The Library You've Never Used

Using [library] for first time. Need to [task].

Their docs say [what docs claim]

The Regex You'll Never Remember

Need regex for [what you're trying to match/validate].

Should match: [examples]
Should NOT match: [examples]

Language: [matters for syntax]

The Config File

Setting up [tool/framework]. Need config for:
- [Requirement 1]
- [Requirement 2]
- [Setting you're not sure about]

What AI Gets Wrong (A Lot)

Security: AI suggests code with SQL injection, XSS, or auth bypasses pretty regularly. Always review security-sensitive code.

Performance: AI optimizes for working code, not fast code. Nested loops, N+1 queries, loading entire tables into memory - it'll do it all.

Best practices: AI often uses outdated patterns or anti-patterns for your specific framework. Just because it works doesn't mean it's how you should do it.

Dependencies: AI recommends libraries without checking if they're maintained, have security issues, or are overkill for your needs.

Error handling: AI tends toward try-catch everything, which hides problems instead of fixing them.

The fix: Use AI to get you 70% there, you handle the remaining 30% that requires judgment.

ChatGPT vs Claude for Coding

ChatGPT:

  • Better at: Code generation, syntax, common patterns

  • Use for: Writing boilerplate, standard implementations

  • Weaker at: Explaining reasoning behind architectural decisions

Claude:

  • Better at: Explaining code logic, understanding context, architectural thinking

  • Use for: Understanding unfamiliar code, reviewing approaches

  • Weaker at: Speed of code generation

Reality: Most devs use ChatGPT for day-to-day, Claude when they need to think through something complex.

What Not To Ask

Don't: "Design my entire system architecture" Why: AI doesn't know your constraints, scale, team, or future needs. You'll regret following this blindly.

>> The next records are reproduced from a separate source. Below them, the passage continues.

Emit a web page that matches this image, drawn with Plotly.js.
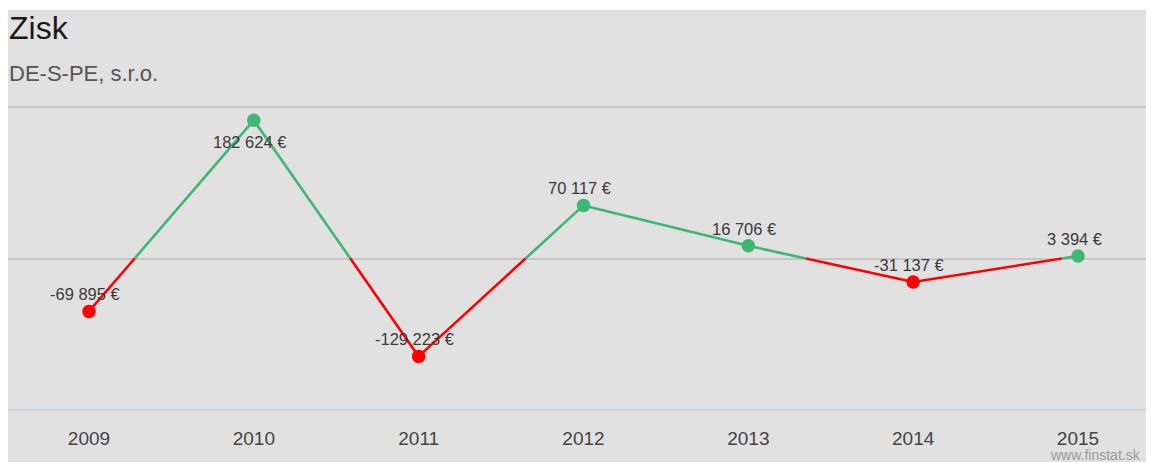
<!DOCTYPE html>
<html>
<head>
<meta charset="utf-8">
<script src="https://cdn.plot.ly/plotly-3.0.1.min.js"></script>
<style>
html,body{margin:0;padding:0;background:#ffffff;}
#chart{position:absolute;left:8px;top:10px;width:1138px;height:452px;}
</style>
</head>
<body>
<div id="chart"></div>
<script>
// ---- data ----
const years = [2009, 2010, 2011, 2012, 2013, 2014, 2015];
const profit = [-69895, 182624, -129223, 70117, 16706, -31137, 3394];
const titleText = "Zisk";
const subtitleText = "DE-S-PE, s.r.o.";
const creditText = "www.finstat.sk";

// ---- styles ----
const GREEN = "#3fb671";
const RED = "#ff0000";
const FONT = "'Liberation Sans', Arial, sans-serif";
const belowLabelYears = [2010];

function fmt(v) {
  const s = Math.abs(v).toString().replace(/\B(?=(\d{3})+(?!\d))/g, " ");
  return (v < 0 ? "-" : "") + s + " €";
}

// split the line at zero crossings into positive / negative pieces
const posX = [], posY = [], negX = [], negY = [];
for (let i = 0; i < years.length - 1; i++) {
  const x0 = years[i], y0 = profit[i], x1 = years[i + 1], y1 = profit[i + 1];
  const pieces = [];
  if ((y0 >= 0) === (y1 >= 0)) {
    pieces.push([[x0, y0], [x1, y1], y0 >= 0]);
  } else {
    const t = y0 / (y0 - y1);
    const xc = x0 + t * (x1 - x0);
    pieces.push([[x0, y0], [xc, 0], y0 >= 0]);
    pieces.push([[xc, 0], [x1, y1], y1 >= 0]);
  }
  pieces.forEach(p => {
    const X = p[2] ? posX : negX, Y = p[2] ? posY : negY;
    X.push(p[0][0], p[1][0], null);
    Y.push(p[0][1], p[1][1], null);
  });
}

const traces = [
  {x: posX, y: posY, mode: "lines", line: {color: GREEN, width: 2.6}, hoverinfo: "skip", cliponaxis: false},
  {x: negX, y: negY, mode: "lines", line: {color: RED, width: 2.6}, hoverinfo: "skip", cliponaxis: false},
  {x: years, y: profit, mode: "markers", cliponaxis: false,
   marker: {size: 13.5, color: profit.map(v => v >= 0 ? GREEN : RED)}}
];

const annotations = years.map((yr, i) => {
  const below = belowLabelYears.includes(yr);
  return {
    x: yr, y: profit[i], xref: "x", yref: "y", text: fmt(profit[i]),
    showarrow: false, xshift: -4, yshift: below ? -22 : 17,
    font: {family: FONT, size: 16.5, color: "#3a3a3a"}
  };
});
annotations.push(
  {xref: "paper", yref: "paper", x: 0, y: 1.227, xanchor: "left", yanchor: "middle",
   text: titleText, showarrow: false, xshift: -1,
   font: {family: FONT, size: 32, color: "#1a1a1a"}},
  {xref: "paper", yref: "paper", x: 0, y: 1.085, xanchor: "left", yanchor: "middle",
   text: subtitleText, showarrow: false, xshift: -1,
   font: {family: FONT, size: 22, color: "#555555"}},
  {xref: "paper", yref: "paper", x: 0.9965, y: -0.12, xanchor: "right", yanchor: "middle",
   text: creditText, showarrow: false, borderpad: 0,
   font: {family: FONT, size: 14, color: "#9a9a9a"}}
);

const layout = {
  width: 1138, height: 452,
  margin: {l: 0, r: 0, t: 90, b: 45, pad: 0},
  paper_bgcolor: "#e1e1e1",
  plot_bgcolor: "#e1e1e1",
  showlegend: false,
  xaxis: {
    range: [2008.5086, 2015.4125],
    tickvals: years, ticktext: years.map(String),
    showgrid: false, zeroline: false, showline: false, ticks: "",
    ticklabelstandoff: 8,
    tickfont: {family: FONT, size: 19, color: "#444444"},
    fixedrange: true
  },
  yaxis: {
    range: [-209241, 209241],
    tickvals: [0, 200000],
    showticklabels: false, showgrid: true, gridcolor: "#c6c6c6", gridwidth: 2,
    zeroline: false, showline: false, ticks: "", fixedrange: true
  },
  shapes: [
    {type: "line", xref: "paper", yref: "y", x0: 0, x1: 1, y0: -200000, y1: -200000,
     line: {color: "#c8d2e2", width: 2}, layer: "below"}
  ],
  annotations: annotations
};

Plotly.newPlot("chart", traces, layout, {displayModeBar: false, staticPlot: true});
</script>
</body>
</html>
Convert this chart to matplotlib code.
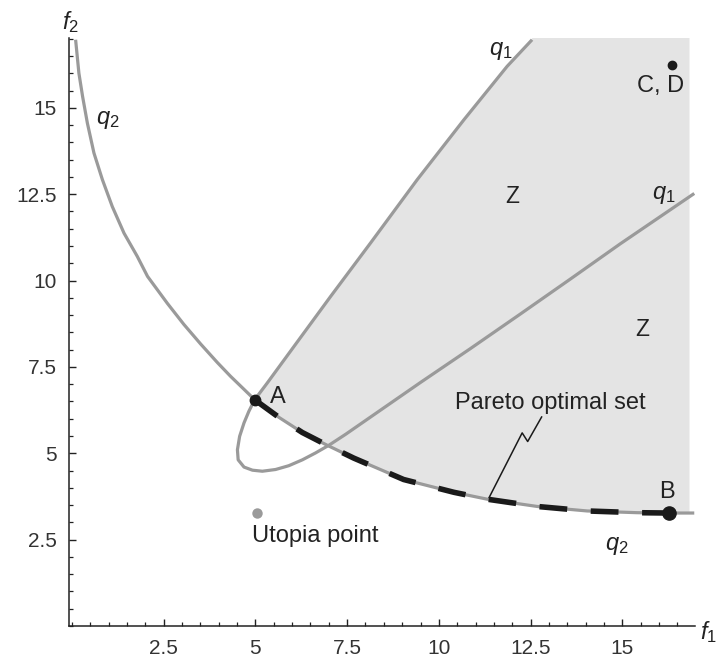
import numpy as np
import matplotlib
matplotlib.use("Agg")
import matplotlib.pyplot as plt
from matplotlib.ticker import MultipleLocator

plt.rcParams["font.family"] = ["Liberation Sans", "DejaVu Sans"]
plt.rcParams["mathtext.fontset"] = "custom"
plt.rcParams["mathtext.rm"] = "Liberation Sans"
plt.rcParams["mathtext.it"] = "Liberation Sans:italic"
plt.rcParams["lines.scale_dashes"] = False

# curve q2 (f1, f2)
q2_f1 = [0.10, 0.19, 0.29, 0.42, 0.60, 0.83, 1.10, 1.42, 1.78, 2.06, 2.60,
         3.05, 3.51, 3.96, 4.32, 4.69, 4.98, 5.64, 6.28, 6.96, 7.68, 9.04,
         10.41, 11.32, 12.68, 14.04, 15.40, 16.26, 16.96]
q2_f2 = [16.97, 16.00, 15.33, 14.56, 13.69, 12.92, 12.14, 11.37, 10.70, 10.12, 9.34,
         8.73, 8.16, 7.63, 7.23, 6.85, 6.55, 6.04, 5.60, 5.23, 4.86, 4.24,
         3.87, 3.67, 3.46, 3.33, 3.28, 3.27, 3.27]

# curve q1: upper branch from the top down to A, round the loop, lower branch out
q1_f1 = [12.54, 11.86, 10.68, 9.41, 8.14, 7.05, 6.05, 5.32, 4.98,
         4.82, 4.69, 4.57, 4.51, 4.53, 4.69, 4.92, 5.19, 5.55, 5.91, 6.28, 6.64,
         7.00, 7.46, 8.14, 9.50, 10.86, 12.22, 13.58, 14.94, 16.96]
q1_f2 = [16.97, 16.20, 14.65, 12.92, 11.09, 9.54, 8.09, 7.03, 6.55,
         6.21, 5.88, 5.49, 5.10, 4.81, 4.60, 4.51, 4.48, 4.53, 4.64, 4.81, 5.01,
         5.23, 5.55, 6.05, 7.05, 8.03, 9.03, 10.04, 11.06, 12.52]
Q1_UPPER = 9          # first 9 points run from the top down to A

A = (4.98, 6.55)
B = (16.26, 3.27)
CD = (16.35, 16.24)
UTOPIA = (5.03, 3.27)
Z_RIGHT = 16.83       # right edge of the shaded region

LEAD_X = [12.80, 12.42, 12.27, 11.37]
LEAD_Y = [6.05, 5.34, 5.59, 3.72]

TICKS = [2.5, 5, 7.5, 10, 12.5, 15]
TICK_LABELS = ["2.5", "5", "7.5", "10", "12.5", "15"]

GREY, INK, FILL = "#9a9a9a", "#1a1a1a", "#e4e4e4"

fig = plt.figure(figsize=(7.2, 6.63), dpi=100)
ax = fig.add_axes([69 / 720, 37 / 663, 626 / 720, 588 / 663])
ax.set_xlim(-0.08, 16.98)
ax.set_ylim(0, 17.02)

# shaded feasible region Z
q2x, q2y = np.array(q2_f1), np.array(q2_f2)
keep = (q2x >= A[0]) & (q2x < Z_RIGHT)
top = ax.get_ylim()[1]
px = list(q2x[keep]) + [Z_RIGHT, Z_RIGHT, q1_f1[0]] + q1_f1[:Q1_UPPER]
py = list(q2y[keep]) + [q2y[keep][-1], top, top] + q1_f2[:Q1_UPPER]
ax.fill(px, py, color=FILL, lw=0, zorder=1)

ax.plot(q2_f1, q2_f2, color=GREY, lw=2.3, solid_capstyle="butt", zorder=2)
ax.plot(q1_f1, q1_f2, color=GREY, lw=2.3, solid_capstyle="butt", zorder=2)

# Pareto optimal set, A to B along q2
par = (q2x >= A[0]) & (q2x <= B[0])
ax.plot(q2x[par], q2y[par], color=INK, lw=4.0, ls=(0, (20, 17)),
        dash_capstyle="butt", zorder=3)

ax.plot(*A, "o", color=INK, ms=7.5, zorder=4)
ax.plot(*B, "o", color=INK, ms=9.5, zorder=4)
ax.plot(*CD, "o", color=INK, ms=6, zorder=4)
ax.plot(*UTOPIA, "o", color=GREY, ms=7.5, mec="none", zorder=4)
ax.plot(LEAD_X, LEAD_Y, color=INK, lw=1.1, zorder=4)

lab = dict(fontsize=17, color="#222", zorder=5, ha="center", va="center")
ax.text(0.97, 14.65, "$q_2$", **lab)
ax.text(14.86, 2.31, "$q_2$", **lab)
ax.text(11.68, 16.63, "$q_1$", **lab)
ax.text(16.12, 12.48, "$q_1$", **lab)
ax.text(12.0, 12.43, "Z", **{**lab, "fontsize": 16.5})
ax.text(15.54, 8.58, "Z", **{**lab, "fontsize": 16.5})
ax.text(5.60, 6.62, "A", **lab)
ax.text(16.22, 3.87, "B", **lab)
ax.text(16.05, 15.62, "C, D", **lab)
ax.text(13.04, 6.46, "Pareto optimal set", **lab)
ax.text(4.90, 2.60, "Utopia point", **{**lab, "ha": "left"})

fig.text(70 / 720, 1 - 22 / 663, "$f_2$", fontsize=17, ha="center", va="center", color="#222")
fig.text(708 / 720, 1 - 632 / 663, "$f_1$", fontsize=17, ha="center", va="center", color="#222")

for s in ("top", "right"):
    ax.spines[s].set_visible(False)
for s in ("left", "bottom"):
    ax.spines[s].set_color("#222")
    ax.spines[s].set_linewidth(1.1)

ax.set_xticks(TICKS)
ax.set_xticklabels(TICK_LABELS)
ax.set_yticks(TICKS)
ax.set_yticklabels(TICK_LABELS)
ax.xaxis.set_minor_locator(MultipleLocator(0.5))
ax.yaxis.set_minor_locator(MultipleLocator(0.5))
ax.tick_params(which="major", direction="in", length=5, width=1, color="#222",
               labelsize=15, labelcolor="#333", pad=9)
ax.tick_params(which="minor", direction="in", length=3, width=0.9, color="#222")

fig.savefig("out.png", dpi=100)
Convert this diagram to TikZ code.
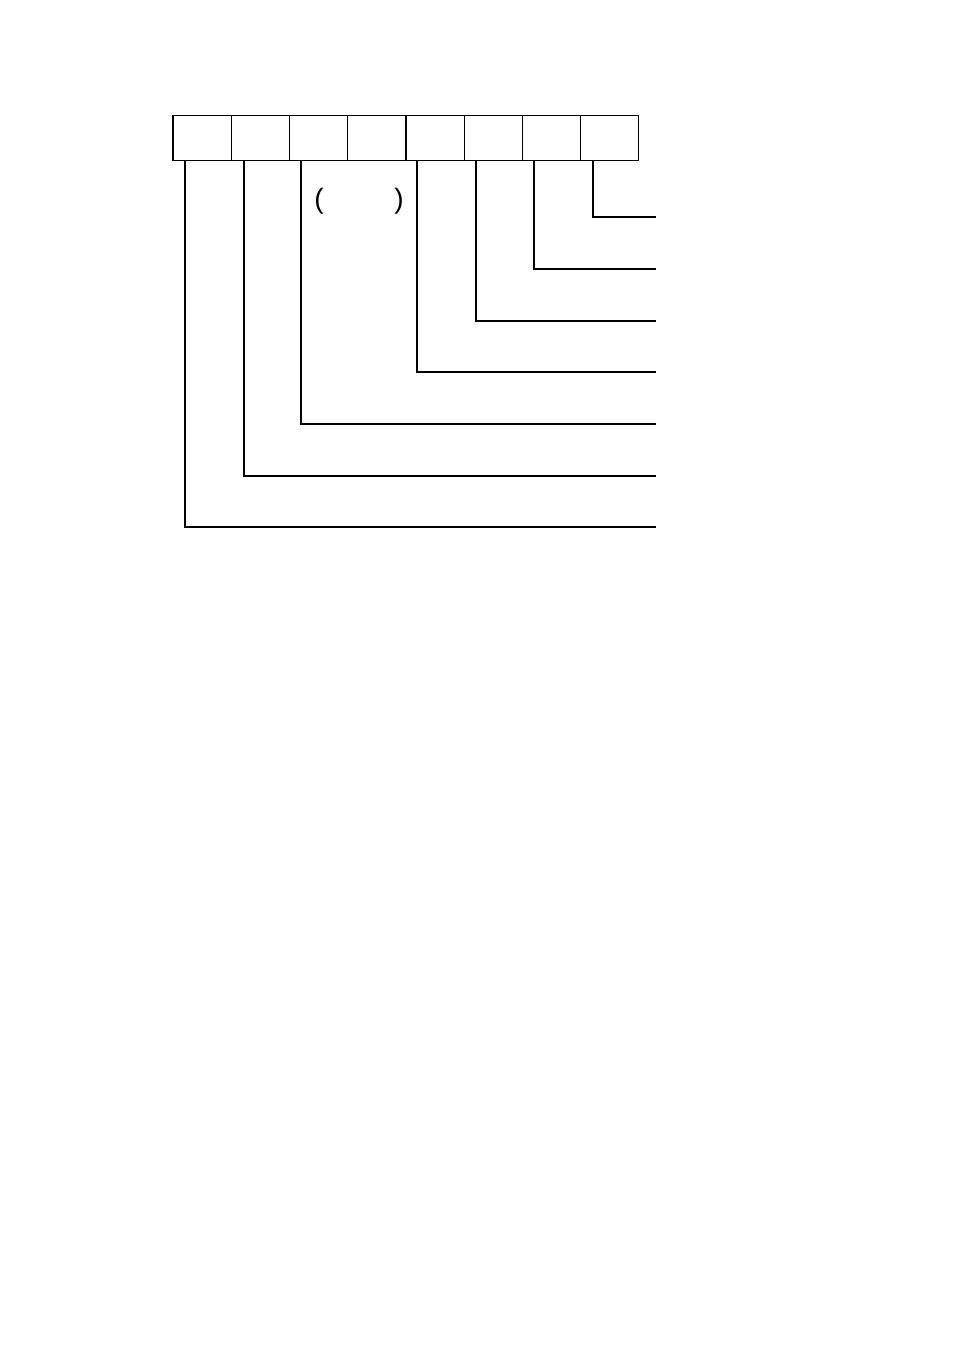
\documentclass[tikz,border=0pt]{standalone}
\usepackage{fontspec}
\setmainfont{Liberation Sans}
\begin{document}
\begin{tikzpicture}[x=0.75pt,y=-0.75pt,
  cell/.style={draw, line width=0.8pt, minimum width=43.5pt, minimum height=33.75pt, inner sep=0pt, anchor=north west},
  thinlead/.style={line width=0.8pt},
  thicklead/.style={line width=1.3pt},
  paren/.style={font=\fontsize{21}{23}\selectfont, inner sep=0pt}]
\useasboundingbox (0,0) rectangle (954,1355);
\fill[white] (0,0) rectangle (954,1355);
% boxes
\foreach \i in {0,...,7} {
  \node[cell] (b\i) at ({173+58.125*\i},115) {};
}
\draw[line width=1.6pt] (b0.north west) -- (b0.south west);
% end coordinates
\foreach \i/\y in {0/527,1/476,2/424,3/372,4/321,5/269,6/217} {
  \coordinate (e\i) at (656,\y);
}
\coordinate (s0) at (185,160);
\coordinate (s1) at (244,160);
\coordinate (s2) at (301,160);
\coordinate (s4) at (417,160);
\coordinate (s5) at (476,160);
\coordinate (s6) at (534,160);
\coordinate (s7) at (593,160);
\draw[thinlead] (s0) |- (e0);
\draw[thicklead] (185,527) -- (e0);
\draw[thinlead] (s1) |- (e1);
\draw[thinlead] (s2) |- (e2);
\draw[thicklead] (s4) |- (e3);
\draw[thicklead] (s5) |- (e4);
\draw[thicklead] (s6) |- (e5);
\draw[thicklead] (s7) |- (e6);
\node[paren] (lp) at (319,201) {(};
\node[paren] (rp) at (399,201) {)};
\end{tikzpicture}
\end{document}
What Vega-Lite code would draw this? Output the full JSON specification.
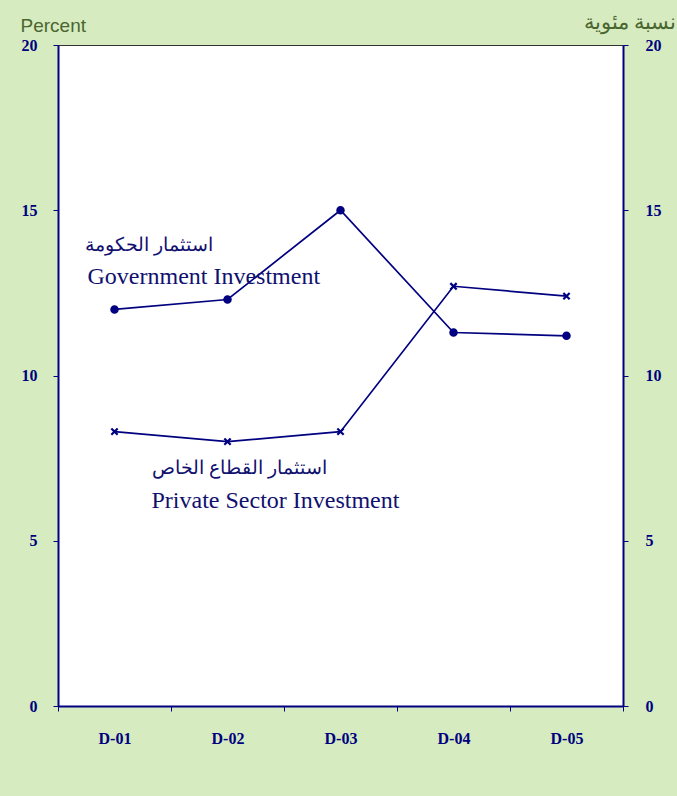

Don't: "Write production-ready code for [complex feature]" Why: AI doesn't know your codebase standards, error handling, or edge cases. You'll spend more time fixing it than writing it yourself.

Don't: "Review this 1000-line file" Why: AI can't maintain context that long. Break it into smaller chunks.

Don't: "Fix all the bugs" Why: Too vague. Be specific about what's wrong and what behavior you expect.

Frequently Asked Questions

Will AI replace developers?

No. It replaces some of the boring parts. You still need to know what to build, how to architect it, and why the AI's suggestion is wrong half the time.

Should I feel bad about using AI for code?

No more than using Stack Overflow. It's a tool. The skill is knowing when to use it and when not to trust it.

How much faster does AI make you?

Depends on task. Boilerplate and docs: 5x faster. Complex logic: maybe 1.2x. Debugging weird issues: sometimes 10x, sometimes useless.

Can junior devs learn with AI?

Careful. AI makes it easy to copy code you don't understand. Use it to explain concepts, not to skip learning fundamentals.

What if AI gives me bad code?

It will. Regularly. That's why you read what it generates. AI is fast and dumb. You're slower and smart.

Does AI make me a worse developer?

Only if you stop thinking and just copy-paste everything. Use it to save time on tedious stuff, not to avoid learning.

Should I tell my team I'm using AI?

Depends on team culture. Most teams don't care as long as the code works and is maintainable. Some have policies. Ask.

Can I use AI in interviews?

Usually no. If you need AI to pass a coding interview, you'll struggle in the job.